PHOENIX—GlobeSt.com recently caught up with Flynann Janisse,  the executive director of Rainbow Housing Assistance Corporation, a nonprofit organization that provides service-enriched housing programs for residents of rental housing communities throughout the country.  Rainbow seeks to create and preserve quality, affordable housing for families and individuals of diverse ethnic, social and economic backgrounds. GlobeSt.com asked Janisse to define impact investing and give a sense of its growing popularity.

GlobeSt.com: How is impact investing defined?

Janisse: In the world of affordable housing and resident services in which I operate, impact investing is defined as a financial investment in residents as the catalyst for social and economic change in a community. This includes improving the financial performance of an asset to offer an economic return by investing in programs and services that will support change in a community through improved education, financial literacy and community enrichment.

GlobeSt.com: What are the factors contributing to impact investing gaining popularity?

Janisse: It is the right thing to do and it is a responsible financial and social decision. It allows an avenue for organizations and individuals to be socially responsible, which has become a greater concern among key demographics. Our industry is responding to the core of who we are, why we do affordable housing and the importance of investing in the residents who live in our communities.  

GlobeSt.com: How will it continue to take shape in 2015?

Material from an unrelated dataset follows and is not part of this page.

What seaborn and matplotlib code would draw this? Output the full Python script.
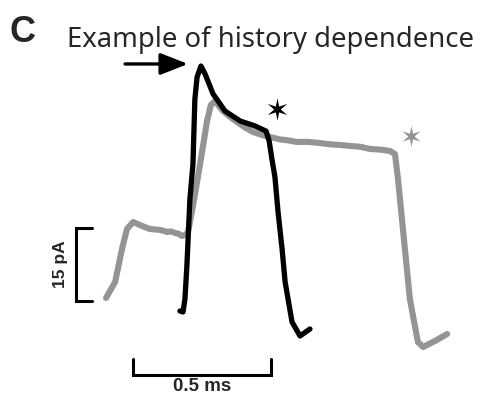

Janisse: Awareness will support the forward movement and continued discussions of how to be innovative by creating platforms for impact investing to drive engagement and bridge social responsibility to the economic outcomes.  

GlobeSt.com: Will we see an increase in impact investing in 2015?

Janisse: I assume so. I hope so. Impact investing continues to be a hot topic and is gaining momentum with the infusion of best practices, success stories and savvy financial experts paving the way for it to be implemented more broadly.

GlobeSt.com: How do service-enriched housing programs like Rainbow’s factor into the impact investing trend?

Janisse: The provision of programs and services is essential to impact investing. Tracking measurable outcomes is key and Rainbow is a leader in doing so. Those seeking to support impact investing will desire to see the results of the investment. Rainbow will continue to showcase the improvement of income and reduction of expenses through the delivery of our national service-enriched housing model.

GlobeSt.com: Is the financial and social return equal, or is one greater than the other?

Janisse: Impacting human lives in a way that supports social change is not always tangible, although key components are. There is most certainly both an economic and social return. The measurement of social return can only be determined by the heart that sees value in it and those who understand social change and how it impacts a family, community, city and state. The economic return will be easily seen and undoubtedly viewed as a great success when quality programs and services are provided and tracked.